Iola City Council members are expected to look at bids April 22 to redo the flooring inside the building, which has been closed to the public since it was flooded in October.
From there, Assistant Iola City Administrator Corey Schinstock said, it should take a few weeks to get the flooring installed.
“We should be looking at the end of May,” he said.
Schinstock’s answer was in response to this week’s Ask the Register query from Iolan Jessica Fernandez, who asked when the building will once again be open to the public.
IOLA received a $300,000 insurance settlement to pay for the repairs, plus another $4,000 for furnishing and equipment.
Council members voted in January to pay $3,000 to Schaefer Johnson Cox Frey Architecture of Wichita, the same firm that assisted USD 257 with its successful school bond vote, to come up with flooring specifications.

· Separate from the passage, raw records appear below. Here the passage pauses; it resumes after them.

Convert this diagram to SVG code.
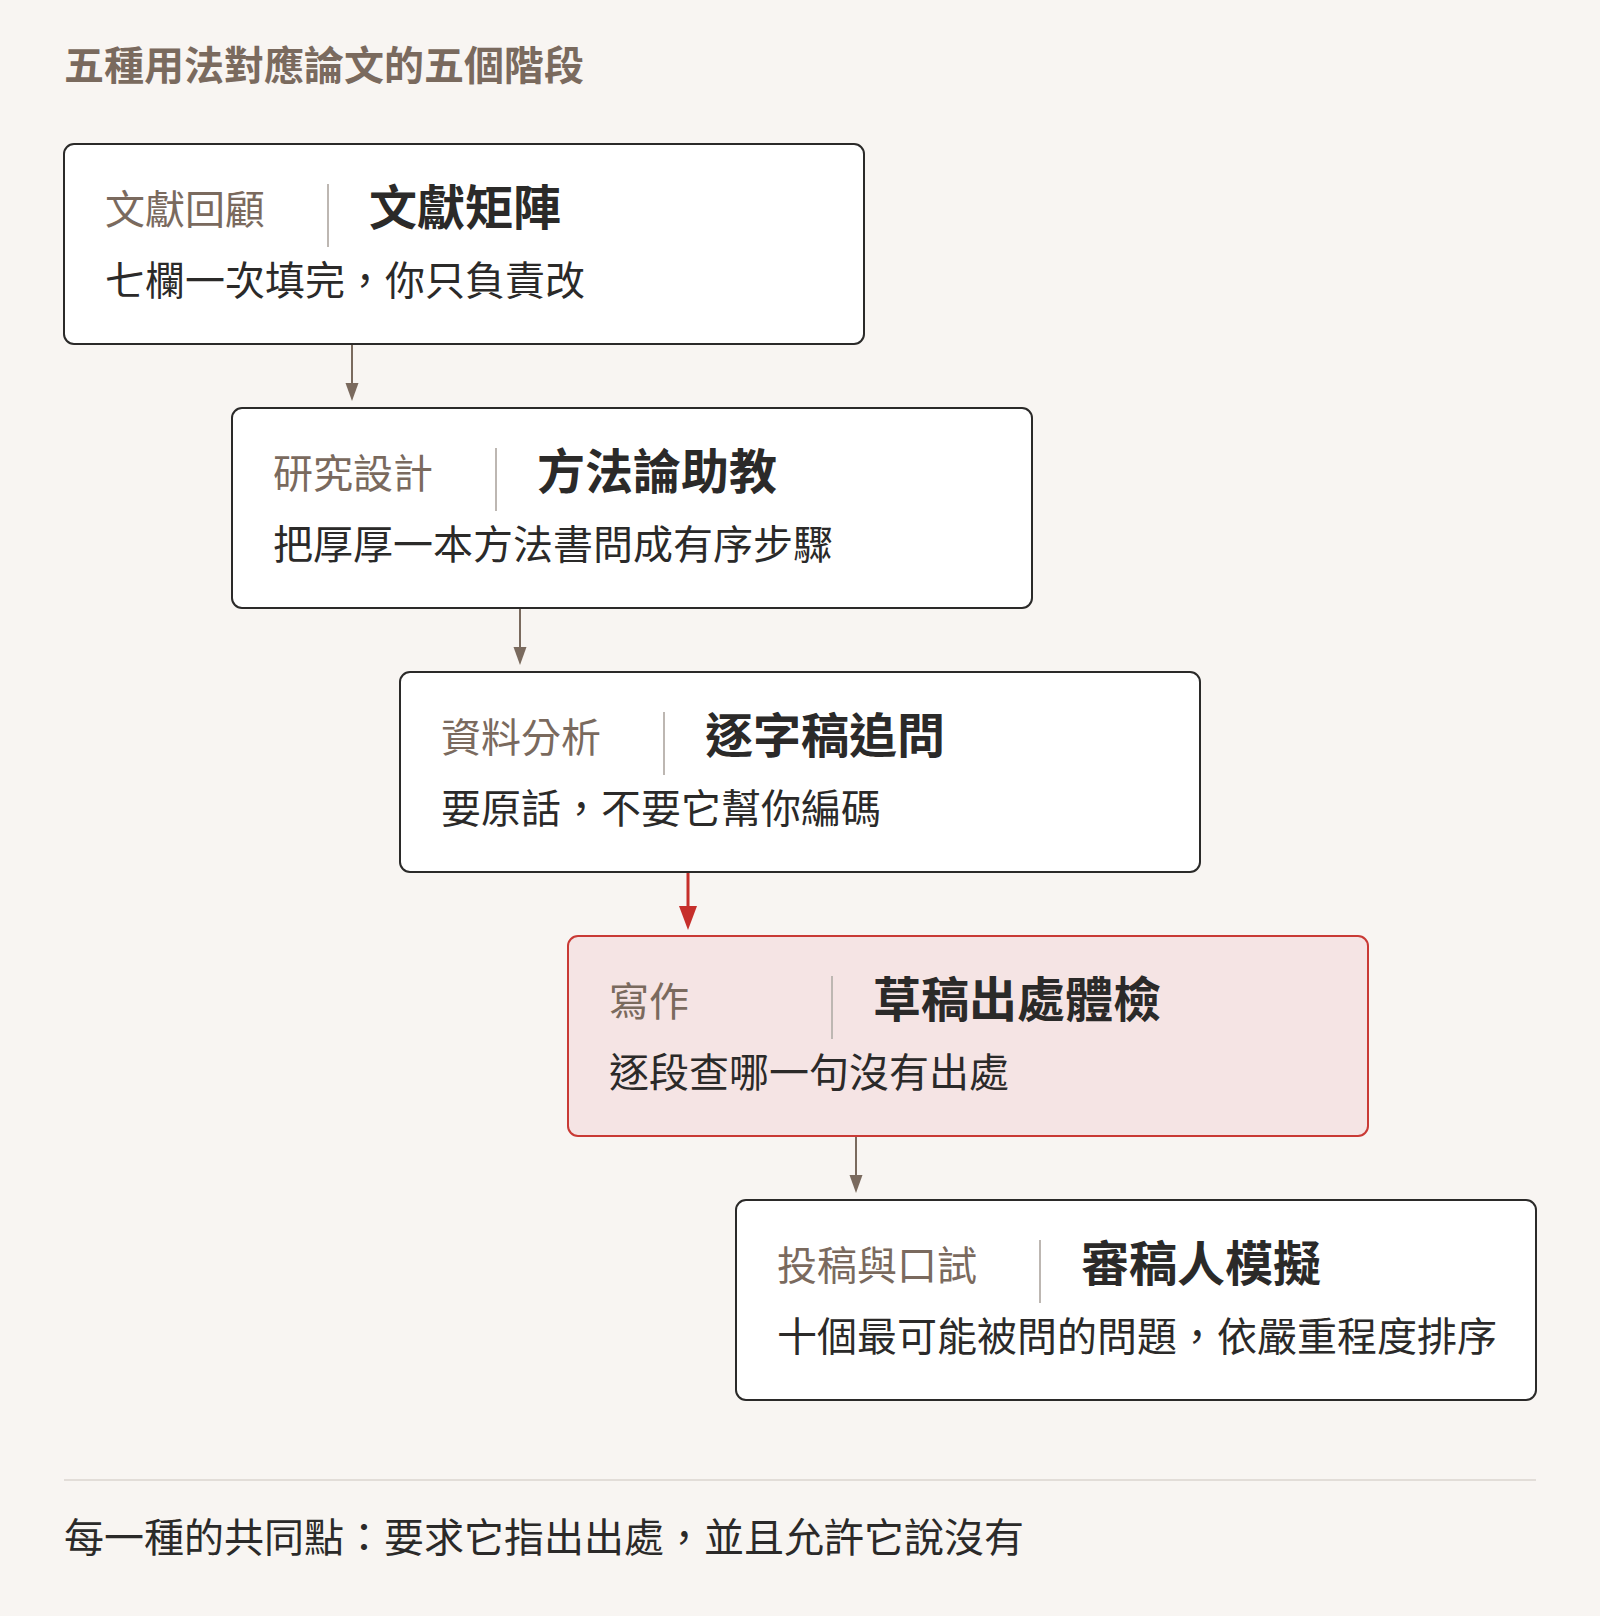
<svg xmlns="http://www.w3.org/2000/svg" width="1600" height="1616" viewBox="0 0 1600 1616">
<defs>
<style>
text{font-family:"Noto Sans CJK TC","Noto Sans CJK SC",sans-serif;}
.hdr{font-size:40px;font-weight:700;fill:#7a6a5e;}
.lab{font-size:40px;font-weight:400;fill:#7a6a5e;}
.ttl{font-size:48px;font-weight:700;fill:#2b2a29;}
.sub{font-size:40px;font-weight:400;fill:#2b2a29;}
.box{fill:#ffffff;stroke:#2b2a29;stroke-width:2;}
.hl{fill:#f5e4e4;stroke:#c93a35;stroke-width:2;}
.div{stroke:#bdb7b2;stroke-width:2;}
.con{stroke:#7a6a5e;stroke-width:2;fill:none;}
.conr{stroke:#c62f2b;stroke-width:3;fill:none;}
</style>
</defs>
<rect x="0" y="0" width="1600" height="1616" fill="#f8f5f2"/>
<text class="hdr" x="64" y="80">五種用法對應論文的五個階段</text>

<g id="connectors">
<line class="con" x1="352" y1="345" x2="352" y2="385"/>
<path d="M345.5,383 L358.5,383 L352,401 Z" fill="#7a6a5e"/>
<line class="con" x1="520" y1="609" x2="520" y2="649"/>
<path d="M513.5,647 L526.5,647 L520,665 Z" fill="#7a6a5e"/>
<line class="conr" x1="688" y1="873" x2="688" y2="908"/>
<path d="M679,906 L697,906 L688,930 Z" fill="#c62f2b"/>
<line class="con" x1="856" y1="1137" x2="856" y2="1177"/>
<path d="M849.5,1175 L862.5,1175 L856,1193 Z" fill="#7a6a5e"/>
</g>

<g id="node1">
<rect class="box" x="64" y="144" width="800" height="200" rx="10"/>
<text class="lab" x="105" y="224">文獻回顧</text>
<line class="div" x1="328" y1="184" x2="328" y2="247"/>
<text class="ttl" x="369" y="225">文獻矩陣</text>
<text class="sub" x="105" y="295">七欄一次填完，你只負責改</text>
</g>

<g id="node2">
<rect class="box" x="232" y="408" width="800" height="200" rx="10"/>
<text class="lab" x="273" y="488">研究設計</text>
<line class="div" x1="496" y1="448" x2="496" y2="511"/>
<text class="ttl" x="537" y="489">方法論助教</text>
<text class="sub" x="273" y="559">把厚厚一本方法書問成有序步驟</text>
</g>

<g id="node3">
<rect class="box" x="400" y="672" width="800" height="200" rx="10"/>
<text class="lab" x="441" y="752">資料分析</text>
<line class="div" x1="664" y1="712" x2="664" y2="775"/>
<text class="ttl" x="705" y="753">逐字稿追問</text>
<text class="sub" x="441" y="823">要原話，不要它幫你編碼</text>
</g>

<g id="node4">
<rect class="hl" x="568" y="936" width="800" height="200" rx="10"/>
<text class="lab" x="609" y="1016">寫作</text>
<line class="div" x1="832" y1="976" x2="832" y2="1039"/>
<text class="ttl" x="873" y="1017">草稿出處體檢</text>
<text class="sub" x="609" y="1087">逐段查哪一句沒有出處</text>
</g>

<g id="node5">
<rect class="box" x="736" y="1200" width="800" height="200" rx="10"/>
<text class="lab" x="777" y="1280">投稿與口試</text>
<line class="div" x1="1040" y1="1240" x2="1040" y2="1303"/>
<text class="ttl" x="1081" y="1281">審稿人模擬</text>
<text class="sub" x="777" y="1351">十個最可能被問的問題，依嚴重程度排序</text>
</g>

<line x1="64" y1="1480" x2="1536" y2="1480" stroke="#e2ddd8" stroke-width="2"/>
<text class="sub" x="64" y="1552">每一種的共同點：要求它指出出處，並且允許它說沒有</text>
</svg>
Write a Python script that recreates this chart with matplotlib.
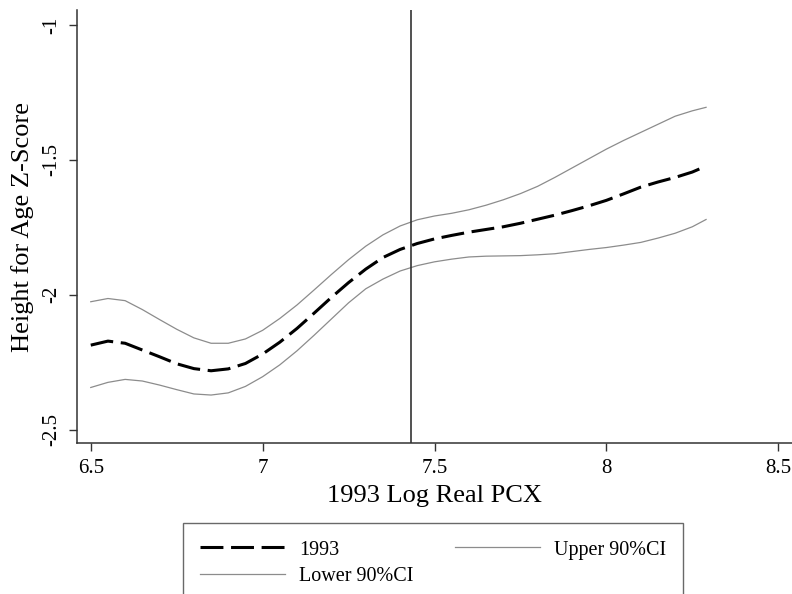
import numpy as np
import matplotlib.pyplot as plt

plt.rcParams['font.family'] = ['Liberation Serif', 'DejaVu Serif']

# Log real per-capita expenditure grid and smoothed z-scores
pcx = [6.50, 6.55, 6.60, 6.65, 6.70, 6.75, 6.80, 6.85, 6.90, 6.95, 7.00,
       7.05, 7.10, 7.15, 7.20, 7.25, 7.30, 7.35, 7.40, 7.45, 7.50, 7.55,
       7.60, 7.65, 7.70, 7.75, 7.80, 7.85, 7.90, 7.95, 8.00, 8.05, 8.10,
       8.15, 8.20, 8.25, 8.29]
haz_1993 = [-2.187, -2.172, -2.180, -2.205, -2.230, -2.256, -2.274, -2.282,
            -2.275, -2.255, -2.220, -2.176, -2.125, -2.068, -2.010, -1.955,
            -1.905, -1.862, -1.832, -1.810, -1.793, -1.780, -1.768, -1.758,
            -1.748, -1.735, -1.720, -1.705, -1.688, -1.670, -1.650, -1.626,
            -1.601, -1.582, -1.565, -1.545, -1.523]
upper_ci = [-2.026, -2.014, -2.022, -2.055, -2.092, -2.128, -2.160, -2.180,
            -2.180, -2.164, -2.132, -2.088, -2.038, -1.982, -1.925, -1.870,
            -1.820, -1.778, -1.745, -1.722, -1.708, -1.698, -1.685, -1.668,
            -1.648, -1.625, -1.598, -1.565, -1.530, -1.495, -1.460, -1.428,
            -1.398, -1.368, -1.338, -1.318, -1.305]
lower_ci = [-2.344, -2.325, -2.314, -2.320, -2.335, -2.352, -2.368, -2.372,
            -2.364, -2.340, -2.304, -2.260, -2.208, -2.150, -2.090, -2.030,
            -1.978, -1.942, -1.912, -1.892, -1.878, -1.868, -1.860, -1.857,
            -1.856, -1.855, -1.852, -1.848, -1.840, -1.832, -1.825, -1.816,
            -1.806, -1.790, -1.772, -1.748, -1.721]
cutoff = 7.431

xticks = [6.5, 7, 7.5, 8, 8.5]
xtick_labels = ['6.5', '7', '7.5', '8', '8.5']
yticks = [-2.5, -2, -1.5, -1]
ytick_labels = ['-2.5', '-2', '-1.5', '-1']

fig = plt.figure(figsize=(7.92, 5.94), dpi=100)
ax = fig.add_axes([0.0968, 0.2537, 0.9032, 0.7295])

l_main, = ax.plot(pcx, haz_1993, color='black', lw=2.2, dashes=(7.5, 2.5),
                  label='1993')
l_up, = ax.plot(pcx, upper_ci, color='#8c8c8c', lw=0.9, label='Upper 90%CI')
l_lo, = ax.plot(pcx, lower_ci, color='#8c8c8c', lw=0.9, label='Lower 90%CI')
ax.axvline(cutoff, color='#333333', lw=1.2)

ax.set_xlim(6.459, 8.54)
ax.set_ylim(-2.551, -0.944)
ax.set_xticks(xticks)
ax.set_xticklabels(xtick_labels)
ax.set_yticks(yticks)
ax.set_yticklabels(ytick_labels, rotation=90, va='center')

for s in ['top', 'right']:
    ax.spines[s].set_visible(False)
for s in ['left', 'bottom']:
    ax.spines[s].set_color('#333333')
    ax.spines[s].set_linewidth(1.1)
ax.tick_params(direction='out', length=6, width=1, colors='#333333',
               labelcolor='black', labelsize=15, pad=5)

ax.set_xlabel('1993 Log Real PCX', fontsize=19, labelpad=5)
ax.set_ylabel('Height for Age Z-Score', fontsize=19, labelpad=6)

leg = fig.legend(handles=[l_main, l_lo, l_up],
                 labels=['1993', 'Lower 90%CI', 'Upper 90%CI'],
                 ncol=2, loc='upper left', bbox_to_anchor=(0.231, 0.119),
                 fontsize=14.5, frameon=True, fancybox=False,
                 handlelength=4.2, handletextpad=0.7, columnspacing=2.1,
                 labelspacing=0.35, borderpad=0.85, borderaxespad=0)
leg.get_frame().set_edgecolor('#444444')
leg.get_frame().set_linewidth(1.0)

fig.savefig('out.png', dpi=100)
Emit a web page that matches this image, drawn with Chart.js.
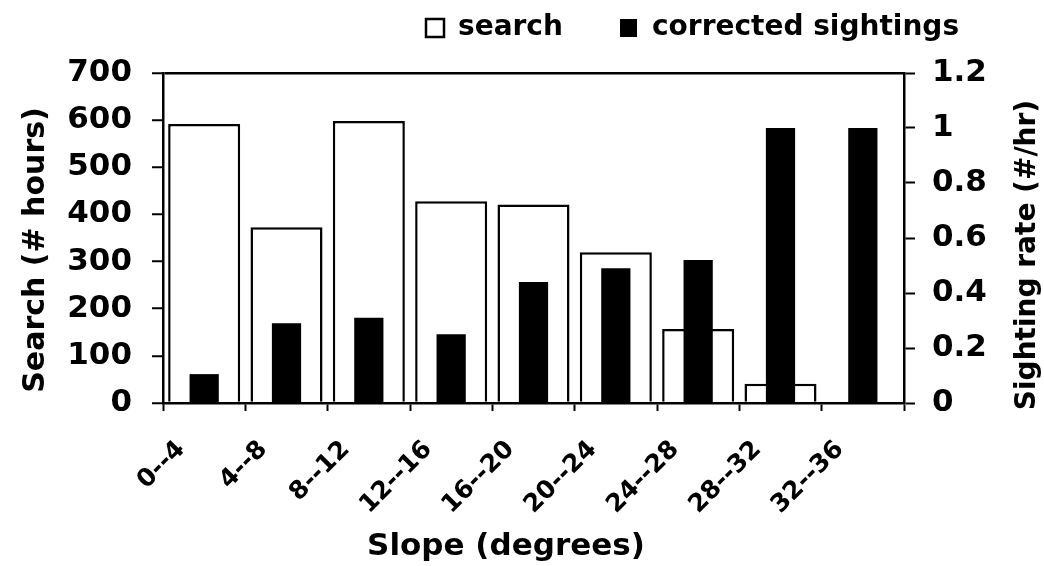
<!DOCTYPE html>
<meta charset="utf-8">
<style>
	html, body { margin: 0; padding: 0; background: #fff; }
	#wrap { width: 1044px; height: 566px; }
</style>
<body>
	<script src="https://cdn.jsdelivr.net/npm/chart.js@4/dist/chart.umd.min.js"></script>

	<div id="wrap"><canvas id="slopeChart"></canvas></div>

	<script>
		// values
		var slopeClasses = ['0--4', '4--8', '8--12', '12--16', '16--20', '20--24', '24--28', '28--32', '32--36'];
		var searchHours = [592, 373, 598, 428, 421, 320, 157, 41, 0];
		var sightingRate = [0.105, 0.29, 0.31, 0.25, 0.44, 0.49, 0.52, 1.0, 1.0];
		var leftTicks = [0, 100, 200, 300, 400, 500, 600, 700];
		var rightTicks = [0, 0.2, 0.4, 0.6, 0.8, 1, 1.2];
		var xTitle = 'Slope (degrees)';
		var leftTitle = 'Search (# hours)';
		var rightTitle = 'Sighting rate (#/hr)';

		var FONT = 'DejaVu Sans';
		Chart.defaults.font.family = FONT;
		Chart.defaults.font.weight = 'bold';
		Chart.defaults.color = '#000';

		// legend and axis titles placed like the original (right title reads bottom-up too)
		var extras = {
			id: 'extras',
			afterDraw: function(chart) {
				var c = chart.ctx;
				var ds = chart.data.datasets;
				c.save();
				c.fillStyle = '#000';
				c.strokeStyle = '#000';

				// legend
				c.font = 'bold 28px ' + FONT;
				c.textBaseline = 'middle';
				c.textAlign = 'left';
				c.lineWidth = 2.5;
				c.strokeRect(426, 19, 18, 18);
				c.fillText(ds[0].label, 458, 28);
				c.fillRect(620, 19, 17, 18);
				c.fillText(ds[1].label, 652, 28);

				// x title
				c.textBaseline = 'alphabetic';
				c.textAlign = 'center';
				c.font = 'bold 31px ' + FONT;
				c.fillText(xTitle, 506, 555);

				// left title
				c.save();
				c.translate(44, 250);
				c.rotate(-Math.PI / 2);
				c.font = 'bold 30px ' + FONT;
				c.fillText(leftTitle, 0, 0);
				c.restore();

				// right title
				c.save();
				c.translate(1035, 255);
				c.rotate(-Math.PI / 2);
				c.font = 'bold 28px ' + FONT;
				c.fillText(rightTitle, 0, 0);
				c.restore();

				c.restore();
			}
		};

		var ctx = document.getElementById('slopeChart');
		var chart = new Chart(ctx, {
			type: 'bar',
			data: {
				labels: slopeClasses,
				datasets: [{
					label: 'search',
					data: searchHours,
					yAxisID: 'y',
					backgroundColor: '#fff',
					borderColor: '#000',
					borderWidth: 2.5,
					grouped: false,
					order: 2,
					categoryPercentage: 1,
					barPercentage: 0.875
				}, {
					label: 'corrected sightings',
					data: sightingRate,
					yAxisID: 'y2',
					backgroundColor: '#000',
					borderWidth: 0,
					grouped: false,
					order: 1,
					categoryPercentage: 1,
					barPercentage: 0.355
				}]
			},
			options: {
				responsive: true,
				maintainAspectRatio: false,
				animation: false,
				layout: { padding: { top: 73, left: 0, right: 0, bottom: 0 } },
				plugins: {
					legend: { display: false },
					tooltip: { enabled: false }
				},
				scales: {
					x: {
						offset: true,
						grid: {
							offset: true,
							drawOnChartArea: false,
							tickLength: 8,
							tickColor: '#000',
							tickWidth: 2
						},
						border: { display: true, color: '#000', width: 2.5 },
						ticks: {
							font: { size: 25 },
							maxRotation: 45,
							minRotation: 45,
							autoSkip: false,
							padding: 24,
							labelOffset: -23
						},
						afterFit: function(s) { s.height = 163; }
					},
					y: {
						position: 'left',
						min: 0,
						max: 700,
						afterBuildTicks: function(s) { s.ticks = leftTicks.map(function(v) { return { value: v }; }); },
						grid: {
							drawOnChartArea: true,
							color: function(c) { return c.tick && c.tick.value === 700 ? '#000' : 'rgba(0,0,0,0)'; },
							lineWidth: 2.5,
							tickLength: 11,
							tickColor: '#000',
							tickWidth: 2
						},
						border: { display: true, color: '#000', width: 2.5 },
						ticks: { font: { size: 31 }, padding: 20 },
						afterFit: function(s) { s.width = 163; }
					},
					y2: {
						position: 'right',
						min: 0,
						max: 1.2,
						afterBuildTicks: function(s) { s.ticks = rightTicks.map(function(v) { return { value: v }; }); },
						grid: {
							drawOnChartArea: false,
							tickLength: 11,
							tickColor: '#000',
							tickWidth: 2
						},
						border: { display: true, color: '#000', width: 2.5 },
						ticks: {
							font: { size: 31 },
							padding: 17,
							callback: function(v) { return String(Math.round(v * 10) / 10); }
						},
						afterFit: function(s) { s.width = 140; }
					}
				}
			},
			plugins: [extras]
		});
	</script>
</body>
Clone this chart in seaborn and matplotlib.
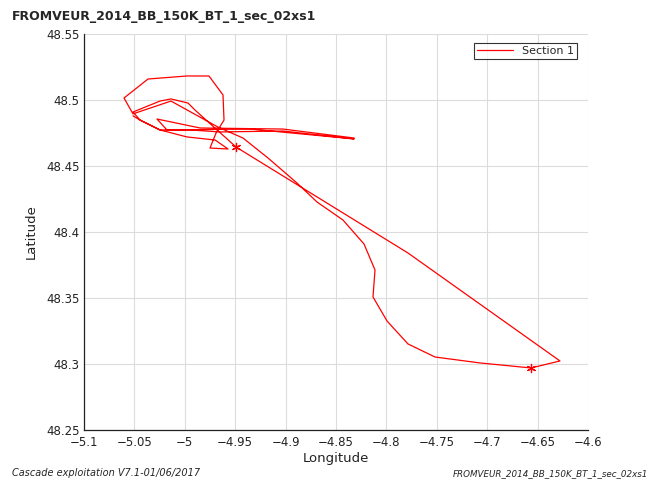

An epoxy-style floor, hopefully impervious to water damage, is the aim.
As Schinstock noted in January, the park’s location and surrounding terrain — the Neosho River is a few yards to the west, and water drainage has been a traditional headache — means more flooding could be a downpour or two away.
“It’s not a matter of if, but when, we’ll get water in that building again,” Schinstock told Council members in January.
Iola city officials will decide later this month on who will install new flooring in the flood-damaged Recreation Community Building. The aim is to have new flooring and the building reopened to the public by the end of May. REGISTER FILE PHOTOS
Aside from lost activities — morning walking and senior-cize classes among them — many of the other Rec Department programs continued at alternate locations.
Rec Department employees have been moved to City Hall until their office flooring can be repaired.